_Task instructions_
Go through each line of the records below and count those with the word "this"; give only the total.

(Source code of charts)
# # # # #
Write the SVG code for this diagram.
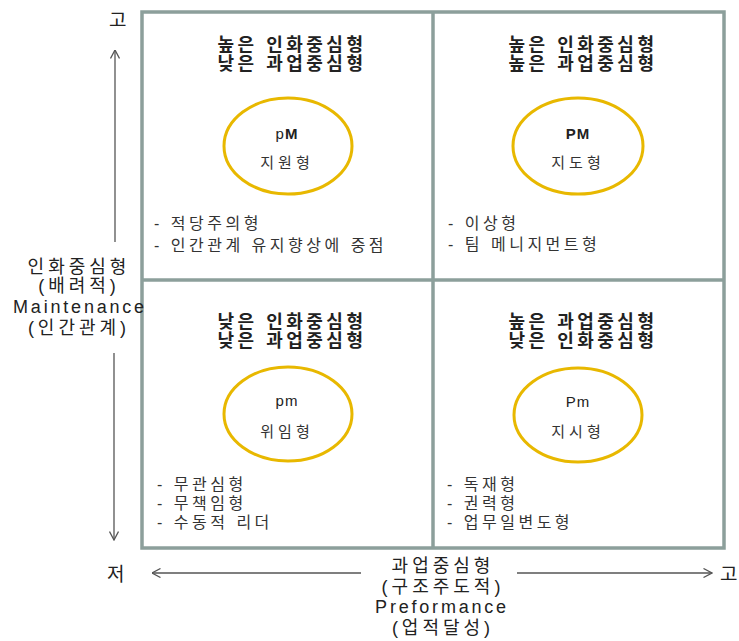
<svg xmlns="http://www.w3.org/2000/svg" width="739" height="641" viewBox="0 0 739 641">
<defs>
<style>
text{font-family:"Liberation Sans","Noto Sans CJK KR",sans-serif;}
.title{font-size:18px;font-weight:bold;fill:#222;letter-spacing:3.5px;text-anchor:middle;}
.code{font-size:15px;fill:#222;letter-spacing:1px;text-anchor:middle;}
.type{font-size:15px;fill:#333;letter-spacing:4px;text-anchor:middle;}
.item{font-size:16px;fill:#333;letter-spacing:3.5px;}
.axis{font-size:18px;fill:#222;letter-spacing:4px;text-anchor:middle;}
.axisen{font-size:18px;fill:#222;letter-spacing:2.8px;text-anchor:middle;}
.end{font-size:19px;fill:#222;}
.ell{fill:none;stroke:#e8b800;stroke-width:3;}
.grid{fill:none;stroke:#8c9f9b;stroke-width:3.5;}
.arr{fill:none;stroke:#555;stroke-width:1.3;marker-end:url(#head);}
</style>
<marker id="head" viewBox="0 0 10 10" refX="9.5" refY="5" markerWidth="10" markerHeight="10" markerUnits="userSpaceOnUse" orient="auto">
<path d="M1,0.5 L9.5,5 L1,9.5" fill="none" stroke="#555" stroke-width="1.3"/>
</marker>
</defs>
<rect width="739" height="641" fill="#fff"/>

<g id="grid">
<rect class="grid" x="142" y="12" width="582" height="536"/>
<line class="grid" x1="433" y1="12" x2="433" y2="548"/>
<line class="grid" x1="142" y1="280" x2="724" y2="280"/>
</g>

<g id="q-pM">
<text class="title" x="292" y="51">높은 인화중심형</text>
<text class="title" x="292" y="70">낮은 과업중심형</text>
<ellipse class="ell" cx="288" cy="146" rx="64" ry="48"/>
<text class="code" x="287" y="139">p<tspan font-weight="bold">M</tspan></text>
<text class="type" x="287" y="168">지원형</text>
<text class="item" x="154" y="229">- 적당주의형</text>
<text class="item" x="154" y="251">- 인간관계 유지향상에 중점</text>
</g>

<g id="q-PM">
<text class="title" x="583" y="51">높은 인화중심형</text>
<text class="title" x="583" y="70">높은 과업중심형</text>
<ellipse class="ell" cx="578" cy="146" rx="65" ry="48"/>
<text class="code" x="578" y="139" font-weight="bold">PM</text>
<text class="type" x="578" y="168">지도형</text>
<text class="item" x="448" y="229">- 이상형</text>
<text class="item" x="448" y="250">- 팀 메니지먼트형</text>
</g>

<g id="q-pm">
<text class="title" x="292" y="328">낮은 인화중심형</text>
<text class="title" x="292" y="347">낮은 과업중심형</text>
<ellipse class="ell" cx="288" cy="414" rx="64" ry="47"/>
<text class="code" x="287" y="406">pm</text>
<text class="type" x="287" y="437">위임형</text>
<text class="item" x="157" y="490">- 무관심형</text>
<text class="item" x="157" y="509">- 무책임형</text>
<text class="item" x="157" y="528">- 수동적 리더</text>
</g>

<g id="q-Pm">
<text class="title" x="583" y="328">높은 과업중심형</text>
<text class="title" x="583" y="347">낮은 인화중심형</text>
<ellipse class="ell" cx="578" cy="415" rx="64" ry="47"/>
<text class="code" x="578" y="407">Pm</text>
<text class="type" x="578" y="437">지시형</text>
<text class="item" x="447" y="490">- 독재형</text>
<text class="item" x="447" y="509">- 권력형</text>
<text class="item" x="447" y="528">- 업무일변도형</text>
</g>

<g id="axis-y">
<text class="end" x="109" y="27">고</text>
<text class="axis" x="79" y="273">인화중심형</text>
<text class="axis" x="79" y="292">(배려적)</text>
<text class="axisen" x="80" y="313">Maintenance</text>
<text class="axis" x="79" y="334">(인간관계)</text>
</g>

<g id="axis-x">
<text class="end" x="107" y="581">저</text>
<text class="end" x="720" y="581">고</text>
<text class="axis" x="443" y="572">과업중심형</text>
<text class="axis" x="443" y="593">(구조주도적)</text>
<text class="axisen" x="442" y="613">Preformance</text>
<text class="axis" x="443" y="634">(업적달성)</text>
</g>

<g id="connectors">
<line class="arr" x1="115" y1="242" x2="115" y2="50"/>
<line class="arr" x1="114" y1="353" x2="114" y2="540"/>
<line class="arr" x1="361" y1="573" x2="152" y2="573"/>
<line class="arr" x1="517" y1="573" x2="712" y2="573"/>
</g>
</svg>
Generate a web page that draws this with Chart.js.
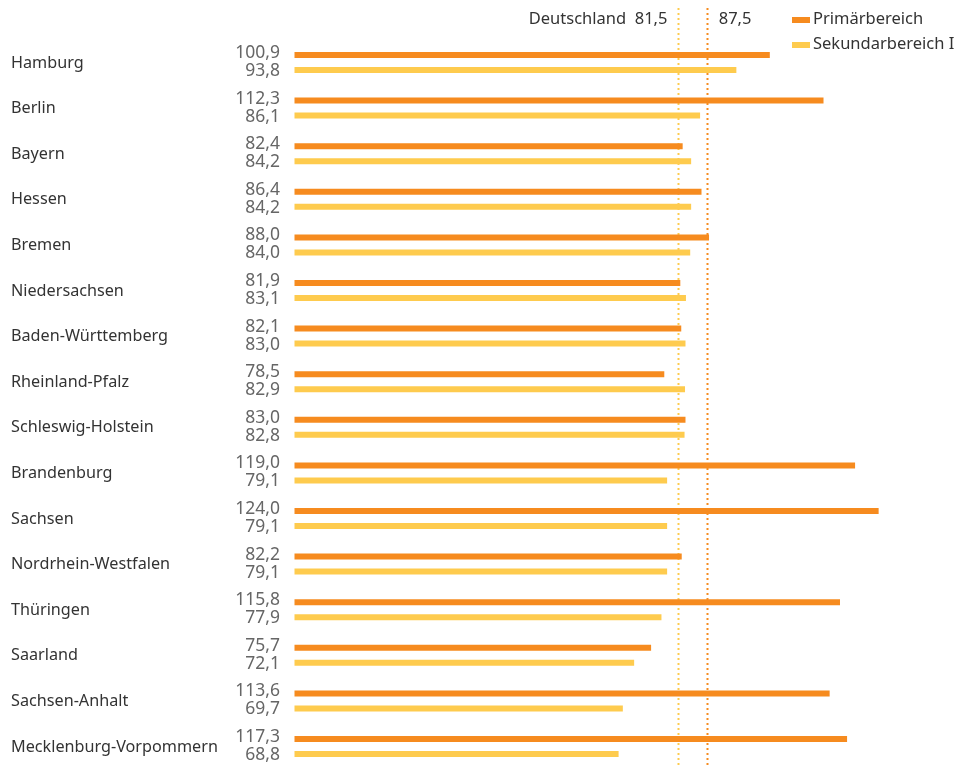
<!DOCTYPE html>
<html><head><meta charset="utf-8">
<script src="https://cdn.jsdelivr.net/npm/chart.js@4"></script>
<style>html,body{margin:0;padding:0;overflow:hidden;background:#fff}#wrap{position:relative;width:954px;height:766px}</style>
</head><body><div id="wrap"><canvas id="c"></canvas></div>
<script>
const categories = ['Hamburg','Berlin','Bayern','Hessen','Bremen','Niedersachsen','Baden-Württemberg','Rheinland-Pfalz','Schleswig-Holstein','Brandenburg','Sachsen','Nordrhein-Westfalen','Thüringen','Saarland','Sachsen-Anhalt','Mecklenburg-Vorpommern'];
const primaer = [100.9,112.3,82.4,86.4,88.0,81.9,82.1,78.5,83.0,119.0,124.0,82.2,115.8,75.7,113.6,117.3];
const sekundar = [93.8,86.1,84.2,84.2,84.0,83.1,83.0,82.9,82.8,79.1,79.1,79.1,77.9,72.1,69.7,68.8];
const seriesNames = ['Primärbereich','Sekundarbereich I'];
const refValues = [81.5, 87.5];
const refLabels = ['Deutschland  81,5', '87,5'];

const ORANGE = '#F68B1F', YELLOW = '#FECB4E';
const FONT = '"Noto Sans", "Open Sans", sans-serif';
const fmt = v => v.toFixed(1).replace('.', ',');

const overlay = {
  id: 'overlay',
  beforeDatasetsDraw(chart) {
    const ctx = chart.ctx, xs = chart.scales.x;
    const cols = [YELLOW, ORANGE];
    ctx.save();
    refValues.forEach((v, i) => {
      const x = Math.round(xs.getPixelForValue(v)) + 0.5;
      ctx.strokeStyle = cols[i];
      ctx.lineWidth = 2;
      ctx.setLineDash([2, 3]);
      ctx.beginPath(); ctx.moveTo(x, 8); ctx.lineTo(x, 766); ctx.stroke();
    });
    ctx.restore();
  },
  afterDatasetsDraw(chart) {
    const ctx = chart.ctx, xs = chart.scales.x, ys = chart.scales.y;
    ctx.save();
    ctx.textBaseline = 'middle';
    // category labels
    ctx.fillStyle = '#333';
    ctx.font = '16.2px ' + FONT;
    ctx.textAlign = 'left';
    categories.forEach((c, i) => ctx.fillText(c, 11, ys.getPixelForValue(i) + 0.5));
    // value labels
    ctx.fillStyle = '#666';
    ctx.font = '17.5px ' + FONT;
    ctx.textAlign = 'right';
    chart.data.datasets.forEach((ds, di) => {
      const meta = chart.getDatasetMeta(di);
      meta.data.forEach((bar, i) => {
        ctx.fillText(fmt(ds.data[i]), 280, bar.y + (di === 0 ? -2 : 1));
      });
    });
    // reference labels
    ctx.fillStyle = '#333';
    ctx.font = '16.5px ' + FONT;
    ctx.textAlign = 'right';
    ctx.fillText(refLabels[0], xs.getPixelForValue(refValues[0]) - 11, 19);
    ctx.textAlign = 'left';
    ctx.fillText(refLabels[1], xs.getPixelForValue(refValues[1]) + 12, 19);
    // legend
    ctx.font = '16.5px ' + FONT;
    chart.data.datasets.forEach((ds, di) => {
      const y = 20 + di * 25;
      ctx.fillStyle = ds.backgroundColor;
      ctx.fillRect(792, y - 3, 18, 6);
      ctx.fillStyle = '#333';
      ctx.fillText(ds.label, 813, y - 1);
    });
    ctx.restore();
  }
};

new Chart(document.getElementById('c'), {
  type: 'bar',
  data: {
    labels: categories,
    datasets: [
      { label: seriesNames[0], data: primaer, backgroundColor: ORANGE, clip: false },
      { label: seriesNames[1], data: sekundar, backgroundColor: YELLOW, clip: false }
    ]
  },
  options: {
    indexAxis: 'y',
    responsive: true,
    maintainAspectRatio: false,
    animation: false,
    categoryPercentage: 0.66,
    barPercentage: 0.4,
    maxBarThickness: 6,
    layout: { padding: { left: 294.5, right: 0, top: 62.5, bottom: 19.5 } },
    scales: {
      x: { display: false, min: 0, max: 140 },
      y: { display: false, offset: false }
    },
    plugins: { legend: { display: false }, tooltip: { enabled: false } }
  },
  plugins: [overlay]
});
</script></body></html>
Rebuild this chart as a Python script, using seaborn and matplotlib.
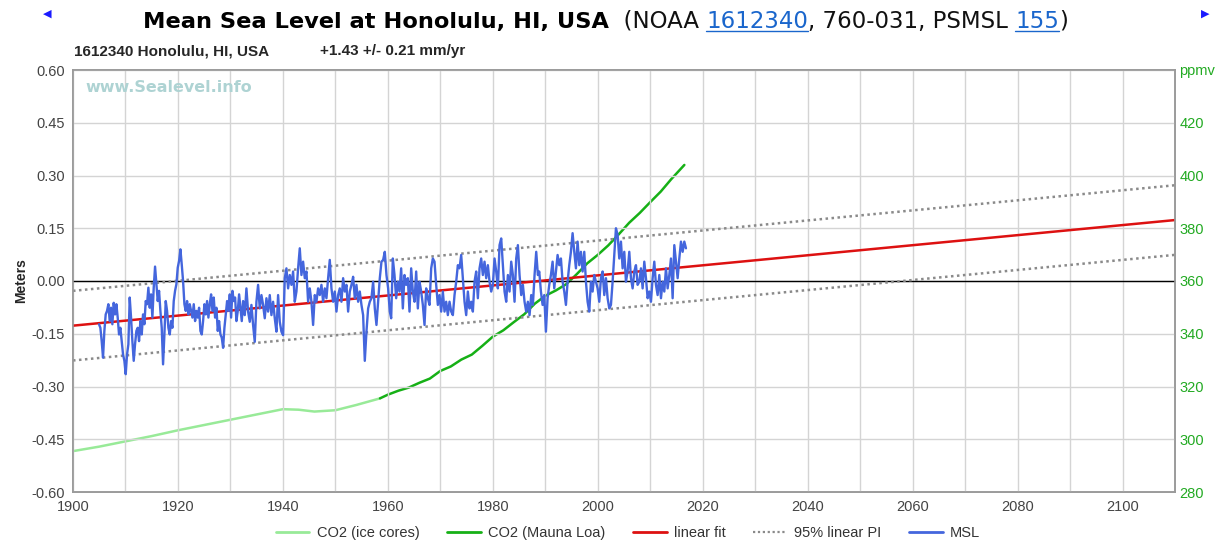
import numpy as np
import pandas as pd
import matplotlib
matplotlib.use("Agg")
import matplotlib.pyplot as plt
import seaborn as sns
from matplotlib.lines import Line2D

# ---------------- data ----------------
# Monthly-ish mean sea level (m), four consecutive segments
msl_seg_spans = [(1904.96, 1932.67), (1932.73, 1960.37), (1960.63, 1988.59), (1988.85, 2016.81)]
msl_a = [-0.123, -0.133, -0.171, -0.218, -0.142, -0.095, -0.085, -0.066, -0.114, -0.076,
         -0.123, -0.062, -0.095, -0.066, -0.104, -0.152, -0.133, -0.171, -0.209, -0.227,
         -0.265, -0.209, -0.180, -0.047, -0.104, -0.171, -0.227, -0.180, -0.142, -0.133,
         -0.171, -0.114, -0.152, -0.095, -0.123, -0.057, -0.066, -0.019, -0.076, -0.038,
         -0.104, -0.019, 0.041, -0.009, -0.057, -0.028, -0.085, -0.133, -0.237, -0.152,
         -0.057, -0.085, -0.133, -0.152, -0.114, -0.133, -0.057, -0.028, -0.009, 0.038,
         0.057, 0.090, 0.047, 0.000, -0.066, -0.085, -0.057, -0.095, -0.066, -0.085,
         -0.104, -0.066, -0.114, -0.085, -0.104, -0.076, -0.142, -0.152, -0.114, -0.066,
         -0.095, -0.057, -0.104, -0.066, -0.038, -0.085, -0.047, -0.104, -0.076, -0.142,
         -0.114, -0.152, -0.161, -0.190, -0.133, -0.095, -0.057, -0.085, -0.038, -0.104,
         -0.028, -0.057, -0.047, -0.114, -0.085, -0.038, -0.076, -0.114, -0.057, -0.095]
msl_b = [-0.097, -0.021, -0.087, -0.116, -0.068, -0.125, -0.173, -0.059, -0.011, -0.078,
         -0.040, -0.068, -0.106, -0.049, -0.087, -0.040, -0.097, -0.059, -0.106, -0.144,
         -0.040, -0.116, -0.144, -0.154, 0.008, 0.036, -0.021, 0.017, -0.011, 0.027,
         -0.059, -0.030, 0.036, 0.093, 0.017, 0.055, 0.008, 0.027, -0.059, -0.021,
         -0.059, -0.125, -0.040, -0.059, -0.021, -0.040, -0.011, -0.059, -0.021, -0.049,
         0.008, 0.060, -0.021, -0.059, -0.030, -0.087, -0.040, -0.021, -0.059, 0.008,
         -0.030, -0.011, -0.087, -0.030, -0.011, 0.012, -0.049, -0.011, -0.059, -0.030,
         -0.068, -0.097, -0.227, -0.144, -0.078, -0.059, -0.049, -0.002, -0.078, -0.125,
         -0.059, 0.008, 0.055, 0.060, 0.083, 0.017, -0.021, -0.087]
msl_c = [-0.106, 0.064, 0.017, -0.049, -0.002, -0.030, 0.036, -0.078, 0.017, -0.011,
         0.008, -0.087, 0.036, -0.030, -0.059, 0.027, -0.078, -0.002, -0.030, -0.068,
         -0.125, -0.021, -0.049, -0.068, 0.036, 0.064, 0.055, -0.011, -0.068, -0.040,
         -0.087, -0.030, -0.087, -0.059, -0.097, -0.059, -0.087, -0.097, -0.040, -0.002,
         0.045, 0.036, 0.074, 0.008, -0.059, -0.097, -0.030, -0.078, -0.059, -0.087,
         -0.002, 0.027, -0.049, 0.036, 0.064, 0.017, 0.055, 0.008, 0.045, -0.002,
         -0.030, -0.011, 0.064, 0.027, -0.021, 0.102, 0.121, 0.045, -0.030, -0.059,
         0.017, -0.030, 0.055, 0.017, -0.059, 0.064, 0.102, 0.017, -0.040, -0.011,
         -0.059, -0.087, -0.059, -0.097, -0.040, -0.068, 0.017, 0.083, 0.017]
msl_d = [0.027, -0.030, -0.068, -0.040, -0.144, -0.049, -0.011, 0.017, 0.055, -0.021,
         0.027, 0.074, 0.045, 0.064, -0.002, -0.030, -0.068, -0.002, 0.045, 0.083,
         0.136, 0.083, 0.036, 0.112, 0.045, 0.083, 0.027, 0.083, -0.002, -0.059,
         -0.087, -0.002, -0.030, 0.017, -0.002, -0.021, -0.059, 0.008, 0.027, -0.040,
         0.008, -0.049, -0.078, -0.068, -0.002, 0.074, 0.150, 0.131, 0.064, 0.112,
         0.036, 0.083, -0.002, 0.027, 0.083, 0.008, -0.021, 0.027, 0.045, -0.011,
         -0.002, 0.036, -0.021, 0.055, 0.008, -0.049, -0.030, -0.059, 0.008, 0.055,
         -0.011, -0.040, 0.017, -0.049, -0.002, -0.030, 0.036, -0.021, 0.017, 0.064,
         -0.049, 0.102, 0.055, 0.008, 0.064, 0.112, 0.083, 0.112, 0.093]

# CO2 (ppmv)
ice_years = [1900, 1905, 1910, 1915, 1920, 1925, 1930, 1935, 1940, 1943, 1946, 1950, 1954, 1958.5]
ice_ppm = [295.5, 297.2, 299.2, 301.2, 303.4, 305.4, 307.4, 309.4, 311.4, 311.2, 310.5, 311.0, 313.0, 315.5]
ml_years = [1958.5, 1960, 1962, 1964, 1966, 1968, 1970, 1972, 1974, 1976, 1978, 1980, 1982,
            1984, 1986, 1988, 1990, 1992, 1994, 1996, 1998, 2000, 2002, 2004, 2006, 2008,
            2010, 2012, 2014, 2016.5]
ml_ppm = [315.5, 316.9, 318.4, 319.6, 321.4, 323.0, 325.9, 327.6, 330.2, 332.1, 335.4, 338.9,
          341.3, 344.4, 347.4, 351.4, 354.4, 356.4, 358.8, 362.6, 366.7, 369.9, 373.5, 377.7,
          382.1, 385.8, 389.9, 393.9, 398.6, 404.0]

# linear fit / prediction interval
fit_rate_mm_yr = 1.43
fit_at_1900 = -0.127
pi_halfwidth = 0.099
fit_years = [1900, 2110]

# axes
x_ticks = [1900, 1920, 1940, 1960, 1980, 2000, 2020, 2040, 2060, 2080, 2100]
left_ticks = [-0.60, -0.45, -0.30, -0.15, 0.00, 0.15, 0.30, 0.45, 0.60]
right_ticks = [280, 300, 320, 340, 360, 380, 400, 420, 440]
right_labels = ["280", "300", "320", "340", "360", "380", "400", "420", "ppmv"]

# ---------------- build frames ----------------
segs = [msl_a, msl_b, msl_c, msl_d]
msl_years = np.concatenate([np.linspace(s, e, len(v)) for (s, e), v in zip(msl_seg_spans, segs)])
msl_vals = np.concatenate([np.array(v) for v in segs])
msl_df = pd.DataFrame({"year": msl_years, "msl": msl_vals})

fy = np.array(fit_years, dtype=float)
fit_vals = fit_at_1900 + fit_rate_mm_yr / 1000.0 * (fy - 1900)
fit_df = pd.DataFrame({"year": fy, "fit": fit_vals,
                       "hi": fit_vals + pi_halfwidth, "lo": fit_vals - pi_halfwidth})
ice_df = pd.DataFrame({"year": ice_years, "ppm": ice_ppm})
ml_df = pd.DataFrame({"year": ml_years, "ppm": ml_ppm})

# ---------------- figure ----------------
sns.set_style("white")
plt.rcParams["font.family"] = ["Liberation Sans", "DejaVu Sans"]

W, H = 1225, 544
fig = plt.figure(figsize=(W / 100, H / 100), dpi=100)
ax = fig.add_axes([73 / W, 1 - 492 / H, (1175 - 73) / W, (492 - 70) / H])
ax2 = ax.twinx()
ax.set_zorder(ax2.get_zorder() + 1)
ax.patch.set_visible(False)

c_ice = "#98ea98"
c_ml = "#16b016"
c_fit = "#dd1111"
c_pi = "#8a8a8a"
c_msl = "#4466dd"

sns.lineplot(data=ice_df, x="year", y="ppm", ax=ax2, color=c_ice, linewidth=1.8, legend=False)
sns.lineplot(data=ml_df, x="year", y="ppm", ax=ax2, color=c_ml, linewidth=1.8, legend=False)

ax.axhline(0, color="black", linewidth=1.0, zorder=1.5)
sns.lineplot(data=fit_df, x="year", y="fit", ax=ax, color=c_fit, linewidth=1.8, legend=False, zorder=2)
for col in ["hi", "lo"]:
    sns.lineplot(data=fit_df, x="year", y=col, ax=ax, color=c_pi, linewidth=1.8,
                 linestyle=(0, (1, 1.4)), legend=False, zorder=2)
sns.lineplot(data=msl_df, x="year", y="msl", ax=ax, color=c_msl, linewidth=1.7,
             legend=False, zorder=3)

ax.set_xlim(1900, 2110)
ax.set_ylim(-0.60, 0.60)
ax2.set_ylim(280, 440)

ax.set_xticks(x_ticks)
ax.set_xticks(np.arange(1910, 2111, 20), minor=True)
ax.set_yticks(left_ticks)
ax.set_yticklabels([f"{v:.2f}" for v in left_ticks])
ax.grid(True, which="both", axis="x", color="#d4d4d4", linewidth=1.0)
ax.grid(True, which="major", axis="y", color="#d4d4d4", linewidth=1.0)
ax.set_axisbelow(True)
ax.tick_params(axis="both", which="both", length=0, labelsize=10.5, labelcolor="#444444", pad=6)
ax.set_xlabel("")
ax.set_ylabel("Meters", fontsize=10, fontweight="bold", labelpad=2)

ax2.set_yticks(right_ticks)
ax2.set_yticklabels(right_labels)
ax2.tick_params(axis="y", length=0, labelsize=10.5, labelcolor="#22aa22", pad=3)
ax2.set_ylabel("")
ax2.grid(False)

for a in (ax, ax2):
    for sp in a.spines.values():
        sp.set_color("#9a9a9a")
        sp.set_linewidth(1.2)

# watermark
ax.text(12 / 1102, 1 - 18 / 422, "www.Sealevel.info", transform=ax.transAxes,
        fontsize=11.5, fontweight="bold", color="#aed3d3", va="center", ha="left",
        family="DejaVu Sans")

# ---------------- title pieces ----------------
fig.canvas.draw()
r = fig.canvas.get_renderer()
pieces = [("Mean Sea Level at Honolulu, HI, USA", "bold", "black", False, 16.2),
          ("  (NOAA ", "normal", "#111111", False, 16.5),
          ("1612340", "normal", "#1a66cc", True, 16.5),
          (", 760-031, PSMSL ", "normal", "#111111", False, 16.5),
          ("155", "normal", "#1a66cc", True, 16.5),
          (")", "normal", "#111111", False, 16.5)]
xpix = 143
ybase = H - 28
for txt, wt, col, link, fs in pieces:
    t = fig.text(xpix / W, ybase / H, txt, fontsize=fs, fontweight=wt, color=col,
                 family="DejaVu Sans", va="baseline", ha="left")
    bb = t.get_window_extent(r)
    if link:
        fig.add_artist(Line2D([bb.x0 / W, bb.x1 / W], [(ybase - 3) / H, (ybase - 3) / H],
                              color=col, linewidth=1.0))
    xpix = bb.x1

fig.text(47 / W, 1 - 14 / H, "\u25C0", fontsize=8, color="#1a1aff", ha="center", va="center",
         family="DejaVu Sans")
fig.text(1205 / W, 1 - 14 / H, "\u25B6", fontsize=8, color="#1a1aff", ha="center", va="center",
         family="DejaVu Sans")

fig.text(74 / W, 1 - 51 / H, "1612340 Honolulu, HI, USA", fontsize=11, fontweight="bold",
         ha="left", va="center")
fig.text(320 / W, 1 - 51 / H, "+1.43 +/- 0.21 mm/yr", fontsize=11, fontweight="bold",
         ha="left", va="center")

# ---------------- legend ----------------
handles = [Line2D([], [], color=c_ice, lw=2),
           Line2D([], [], color=c_ml, lw=2),
           Line2D([], [], color=c_fit, lw=2),
           Line2D([], [], color=c_pi, lw=1.6, linestyle=(0, (1, 1.2))),
           Line2D([], [], color=c_msl, lw=2)]
labels = ["CO2 (ice cores)", "CO2 (Mauna Loa)", "linear fit", "95% linear PI", "MSL"]
leg = fig.legend(handles, labels, loc="center", bbox_to_anchor=(628 / W, 1 - 533 / H),
                 ncol=5, frameon=False, fontsize=10.5, handlelength=2.3, handletextpad=0.5,
                 columnspacing=1.9)
for t in leg.get_texts():
    t.set_color("#333333")

fig.savefig("out.png", dpi=100)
# # # # #
_The completed task_
3